A valorização crescente do Enem como processo seletivo, aliás, inspirou mudanças no Programa Especial de Férias deste ano. Após quatro dias de aulas focadas na Fuvest, a sexta-feira foi dedicada ao exame, com os professores dando aulas conjuntas, por blocos de conhecimento (que é como as provas do Enem são estruturadas).

“O mais rico do processo foi mostrar os vários pontos de contato entre as áreas do conhecimento”, diz Michele Rodrigues, professora de Sociologia e Geografia e assessora de Ciências Humanas, que deu uma aula em parceria com os professores Tiago, de Língua Portuguesa, e Carlos Daniel Vieira, de Literatura. “Por exemplo, que diálogos se estabelecem entre O Cortiço, de Aluísio Azevedo, e as demandas socioeconômicas do Brasil no começo do século XX?”.

Para Michele, mais importante do que responder a questões específicas como essas era fazê-los perceber os vários níveis de domínio cognitivo exigidos por diferentes questões. Perceber, por exemplo, que lembrar-se de uma informação (conhecimento) é mais simples do que relacionar informações de natureza distinta (síntese), que é mais simples do que fazer um juízo acerca de algum tema (avaliação). “Saber o que se espera de você, por meio da leitura cuidadosa do problema, ajuda a saber o nível de resposta exigido”, diz a professora.

Segundo Thiago e Camila, lições como essas não são exclusivas do Programa de Férias, já tendo sido passadas para eles desde a 1ª série do Médio. “Mas é um momento importante para a gente relembrar e consolidar tudo isso, agora com mais maturidade”, diz Thiago.

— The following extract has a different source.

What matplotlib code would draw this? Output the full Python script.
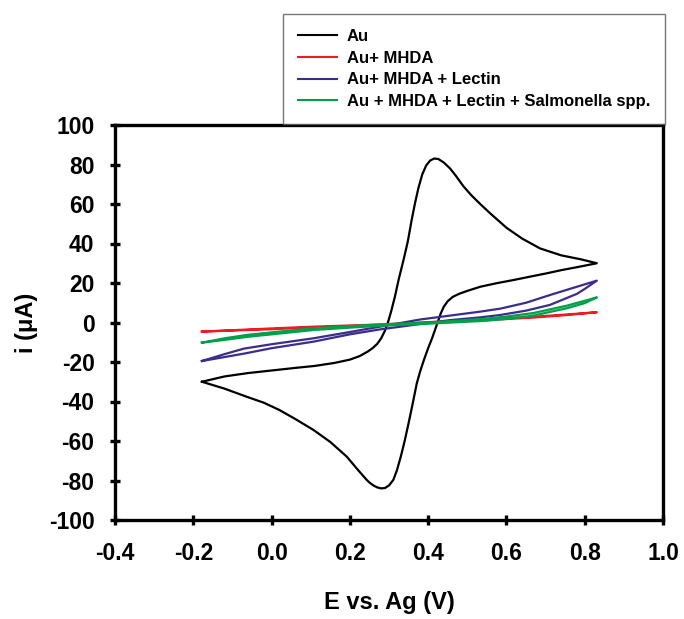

Já André Rebelo lembra que, embora o tempo de exposição a conteúdos novos tenha acabado, os últimos meses do ano escolar ainda servem para os alunos perceberem seus pontos fortes e fracos. E, sabendo deles e de como funcionam as avaliações, definirem suas estratégias. Praticar pênaltis, diria o coordenador, para garantir o gol.